Jaelani membeberkan kendala yang terjadi saat rekapitulasi suara di Kecamatan Tapos. Faktornya adalah kendala aplikasi Sirekap di luar kendali PPK.
"Jadi ada ketidaksesuaian data yang sudah diplenokan di awal dengan rekan-rekan saksi, ketika mau difinalisasi ternyata ada pergeseran atau ketidaksesuaian data," kata Jaelani.
Karena khawatir ketidaksesuaian data tersebut tertuju pada PPK Tapos, akhirnya mereka mengumpulkan kembali saksi-saksi untuk disinkronkan kembali sesuai pleno di tingkat TPS.
Kondisi ini yang menyebabkan keterlambatan.
Terkait dengan adanya intimidasi, Jaelani membenarkan hal tersebut.

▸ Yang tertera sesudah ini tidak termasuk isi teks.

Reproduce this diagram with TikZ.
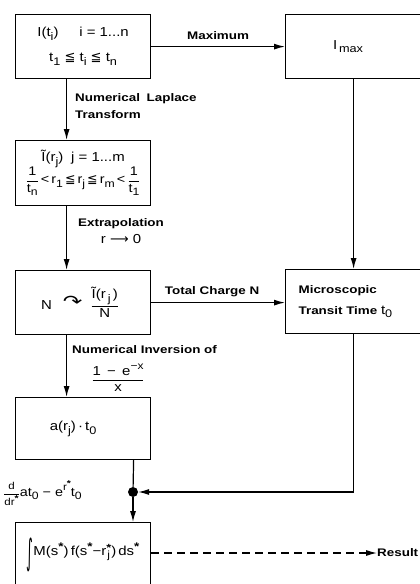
\documentclass[tikz,border=0pt]{standalone}
\usepackage{fontspec}
\usepackage{graphicx}
\setmainfont{Liberation Sans}[FakeStretch=1.15]
\newfontfamily\lblf{Liberation Sans Bold}[FakeStretch=1.22]
\newfontfamily\symf{DejaVu Sans}
\usetikzlibrary{arrows.meta}
\newcommand\lowsc[1]{\raisebox{-0.55ex}{\scalebox{0.85}{#1}}}
\newcommand\upsc[1]{\raisebox{0.85ex}{\scalebox{0.8}{#1}}}
\newcommand\myleq{{\symf ≦}}
\newcommand\myfrac[2]{$\displaystyle\frac{\hbox{#1}}{\hbox{#2}}$}
\newcommand\bstar{\raisebox{0.85ex}{\lblf\scalebox{0.85}{*}}}
\newcommand\rjstar{r\raisebox{-0.4ex}{\scalebox{0.8}{\shortstack{\lblf *\\[-3pt]j}}}}
\begin{document}
\begin{tikzpicture}[x=1pt,y=-1pt,
  box/.style={draw, line width=1.2pt, minimum width=135pt, minimum height=64pt,
    anchor=north west, inner sep=0pt, align=center, font=\fontsize{13}{15}\selectfont},
  lbl/.style={font=\lblf\fontsize{11}{17}\selectfont, inner sep=0pt},
  txt/.style={font=\fontsize{13}{15}\selectfont, inner sep=0pt},
  arr/.style={line width=1.2pt, -{Latex[length=11pt,width=6pt]}},
  dashedarr/.style={line width=1.2pt, dash pattern=on 8pt off 5pt, -{Latex[length=11pt,width=6pt]}}]
\useasboundingbox (0,0) rectangle (420,584);
\clip (0,0) rectangle (420,584);

% boxes
\node[box] (b1) at (15,14) {I(t\lowsc{i})\hspace{1.6em}i = 1...n\\[10pt]t\lowsc{1}\ \myleq\ t\lowsc{i}\ \myleq\ t\lowsc{n}};
\node[box, minimum width=145pt] (bmax) at (285,14) {I\lowsc{\,max}\hspace*{20pt}};
\node[box, minimum height=65pt] (b2) at (15,140) {Ĩ(r\lowsc{j})\hspace{0.6em}j = 1...m\\[-2pt]
  {\fontsize{12.5}{14}\selectfont\myfrac{1}{t\lowsc{n}}\,<\,r\lowsc{1}\,\myleq\,r\lowsc{j}\,\myleq\,r\lowsc{m}\,<\,\myfrac{1}{t\lowsc{1}}}};
\node[box] (b3) at (15,270) {N\hspace{11pt}\raisebox{0.3ex}{\scalebox{1.8}[1.3]{\symf ↷}}\hspace{8pt}\myfrac{Ĩ(r\,\lowsc{j}\,)}{N}\hspace*{6pt}};
\node[box, minimum width=145pt, align=left, text width=119pt, inner xsep=13pt,
  font=\lblf\fontsize{11}{21}\selectfont] (bmic) at (285,269) {Microscopic\\Transit Time {\normalfont\fontsize{13}{15}\selectfont t\lowsc{0}}};
\node[box, minimum height=62pt] (ba) at (15,397) {a(r\lowsc{j})\,·\,t\lowsc{0}\hspace*{20pt}};
\node[box] (bint) at (15,522) {\raisebox{-1.2ex}{\scalebox{1}[2.7]{\symf ∫}}M(s\bstar)\,f(s\bstar−\rjstar)\,ds\bstar};

% junction dot
\node[circle, fill, inner sep=0pt, minimum size=10pt] (dot) at (133,492) {};

% connectors
\draw[arr] (b1.east) -- node[lbl, above=6pt] (lmax) {Maximum} (bmax.west);
\draw[arr] ([xshift=-16.5pt]b1.south) -- ([xshift=-16.5pt]b2.north);
\node[lbl, anchor=north west, align=left] (llap) at (75,93) {Numerical\hspace{0.6em}Laplace\\Transform};
\draw[arr] ([xshift=-16.5pt]b2.south) -- ([xshift=-16.5pt]b3.north);
\node[lbl, anchor=north, align=center] (lext) at (121,218) {Extrapolation\\{\normalfont\fontsize{13}{15}\selectfont r {\symf ⟶} 0}};
\draw[arr] (b3.east) -- node[lbl, above=5pt, xshift=-6pt] (ltot) {Total Charge N} (b3.east -| bmic.west);
\draw[arr] ([xshift=-4.5pt]bmax.south) -- ([xshift=-4.5pt]bmax.south |- bmic.north);
\draw[arr] ([xshift=-16.5pt]b3.south) -- ([xshift=-16.5pt]ba.north);
\node[lbl, anchor=north west] (linv) at (72,345) {Numerical Inversion of};
\node[txt] (lfrac) at (118,378) {\myfrac{1 \,−\, e\upsc{−x}}{x}};
\draw[line width=1.2pt] ([xshift=50.5pt]ba.south) -- (dot);
\draw[arr] (dot) -- (dot |- bint.north);
\draw[arr] ([xshift=-4.5pt]bmic.south) |- (dot);
\node[txt, anchor=west, font=\fontsize{12.5}{14}\selectfont] (lder) at (3,493)
  {{\fontsize{10}{12}\selectfont\myfrac{d}{dr\bstar}}at\lowsc{0} − e\upsc{r\bstar}t\lowsc{0}};
\node[lbl, anchor=west] (res) at (377,553) {Result};
\draw[dashedarr] (bint.east |- res.west) -- (res.west);
\end{tikzpicture}
\end{document}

"Rekan-rekan kan lelah, capek, kemudian ada dari pihak-pihak yang memberikan tekanan segera diplenokan, dengan hasil akhir, itu kan tidak mungkin, 'kalau misalkan ada perubahan itu pidana', gitu bahasanya, 'gua tahu rumah-rumah lo', ada bahasa kaya gitu," kata Jaelani.
Namun Jaelani tidak tahu pihak mana yang mengintimidasinya. Karena hanya dilakukan melalui telepon.
"Bukan di WA, tapi ditelepon, jadi tidak tahu siapa orangnya, itu anggota saya yang ditelepon, kalau tidak salah Senin malam. Jadi kita sedang sinkronkan kembali, kemudian ada desakan-desakan segera plenokan dengan hasil hasil Sirekap," ujar Jaelani.
Dia mengaku belum konfirmasi kembali ke anggotanya yang ditelepon, namun pihaknya sudah berkoordinasi dan klarifikasi dengan pihak keamanan terkait intimidasi tersebut.
Jaelani mengaku tidak kenal dengan orang yang menghubugi dan mengintimidasnya.
"Kemungkinan sih ada dari salah satu partai, itu cuma telepon, bukan hadir langsung, karena (lokasi pleno rekapitulasi suara) berlapis keamanannya," kata Jaelani.
Setelah ada intimidasi itu maka pengamanan pun diperketat. Bahkan saksi juga turut membantu supaya jangan sampai penyelenggara yang sudah bekerja sesuai ada intimidasi-intimidasi.
"Ada kepentingan-kepentingan kelompok yang ingin menganggu berjalannya pleno ini," kata Jaelani.
Dia mengaku tidak melaporkan pihak yang mengintimidasinya. Namun jika masih terjadi baru akan dilaporkan.
"Tapi kalau ada lagi ya diusut, teman-teman juga bilang kita lihat lagi, kalau misalnya tetap ada, nanti diusut karena baru sekali teleponnya, nomor teleponnya juga sudah diinformasikan ke pihak keamanan. Yang penting kita minta jaminan saja dari pihak keamanan," pungkas Jaelani.